In Multinational Division Southeast, the current situation is stable and remains under control. There have been three coalition forces wounded in action today.

In Al Amarah, the situation is stable and under control. There, too, has been sporadic rocket propelled grenade and mortar attacks that resulted in coalition force wounded.

In Basra, the situation is stable and under control, although there were several reports of RPGs and mortar attacks resulting in no casualties or damage to infrastructure.

In Samya, the situation is under control. Again, several reports of rocket propelled grenades and mortar attacks resulting in no casualties or damaged infrastructure.

If Mr. Bailey has nothing...

GARETH BAILEY, CPA SPOKESMAN: We'll take your questions.

KIMMETT: ... we'll go ahead and take your questions. Sir?

UNIDENTIFIED MALE: Quinn O'Toole, NPR.

The situation in Kut, if there have been three enemy killed and 37 detained, is that qualifies the destruction of Sadr's army and what would - what, in your mind, qualifies as the destruction of the army, which is your stated aim?

KIMMETT: Well, first of all, the stated aim in the town of Al Kut was to restore coalition control to that town. It is our overall objective throughout the area of operations to destroy Sadr's militia and, frankly, any militia in this country that turns to violence.

Yes?

UNIDENTIFIED MALE: General, Kevin Sykes (ph) with NBC News. If we could talk about the hostage situation, two Americans were kidnapped after a convoy was attacked yesterday. Is there a procedure for getting them back or are you going to engage special forces here? What's the next step?

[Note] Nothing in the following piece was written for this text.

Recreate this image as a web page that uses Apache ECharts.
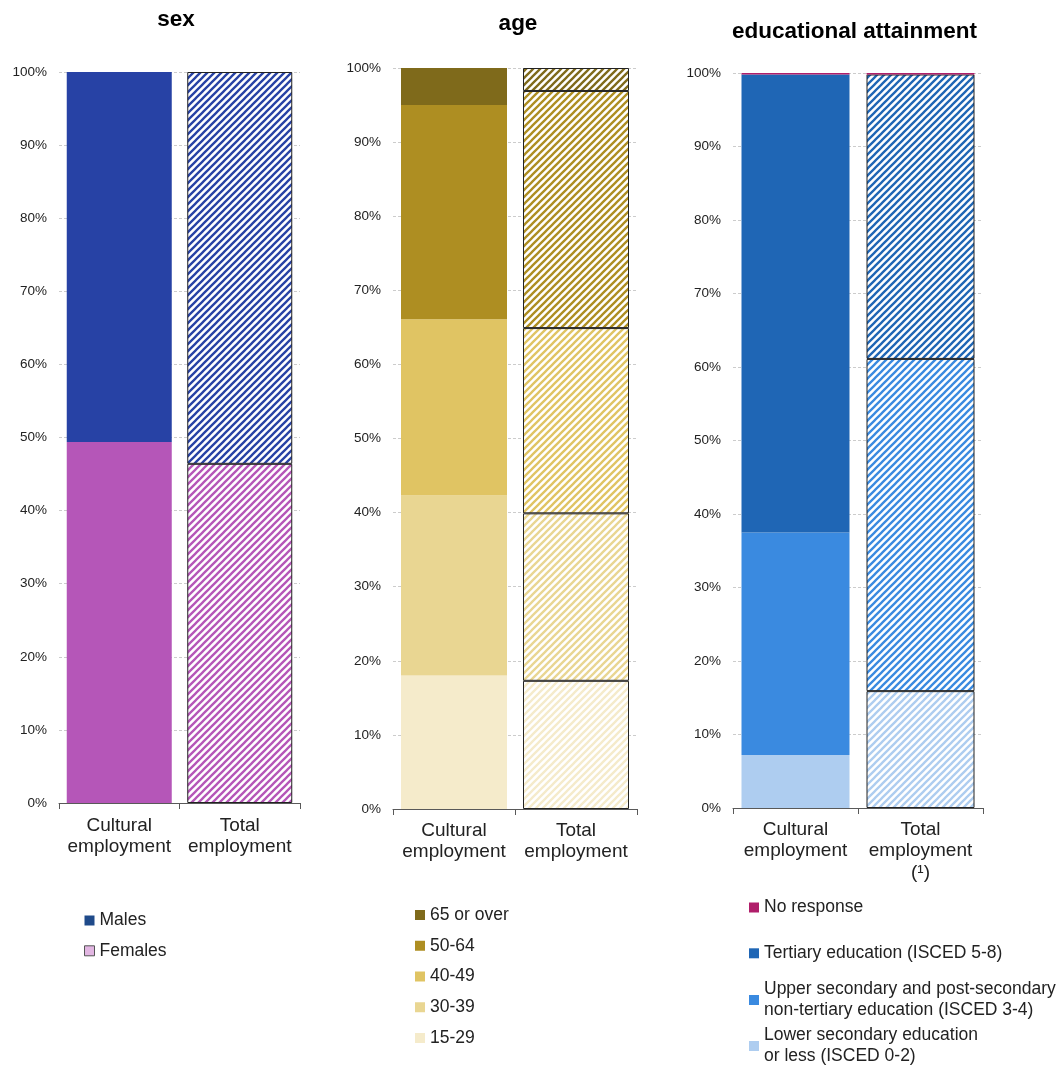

KIMMETT: Yes. I don't think it would be helpful at this point to discuss our ongoing operations or our future operations in this forum.

Yes?

UNIDENTIFIED MALE: Could both or either of you address - this is Sulo Chan (ph) for "The Washington Post." Could both or either or you address, please, whether this morning's offer of a ceasefire -- of a bilateral ceasefire in Fallujah has gotten any response so far from the other side?

KIMMETT: Yes, I would characterize the response, the enemy would continue -- seems to continue to fight. It does not seem to have either heard or is unable to coordinate true Fallujah with all of its forces on the ground. And as a result, the Marines are still receiving small arms fire, indirect fire attacks from mortar, and when -- as and when necessary, they are responding.

Again, the Marines continue to observe the unilateral suspension of operations, offensive operations, however, still retain, at all times, the inherent right of self-defense.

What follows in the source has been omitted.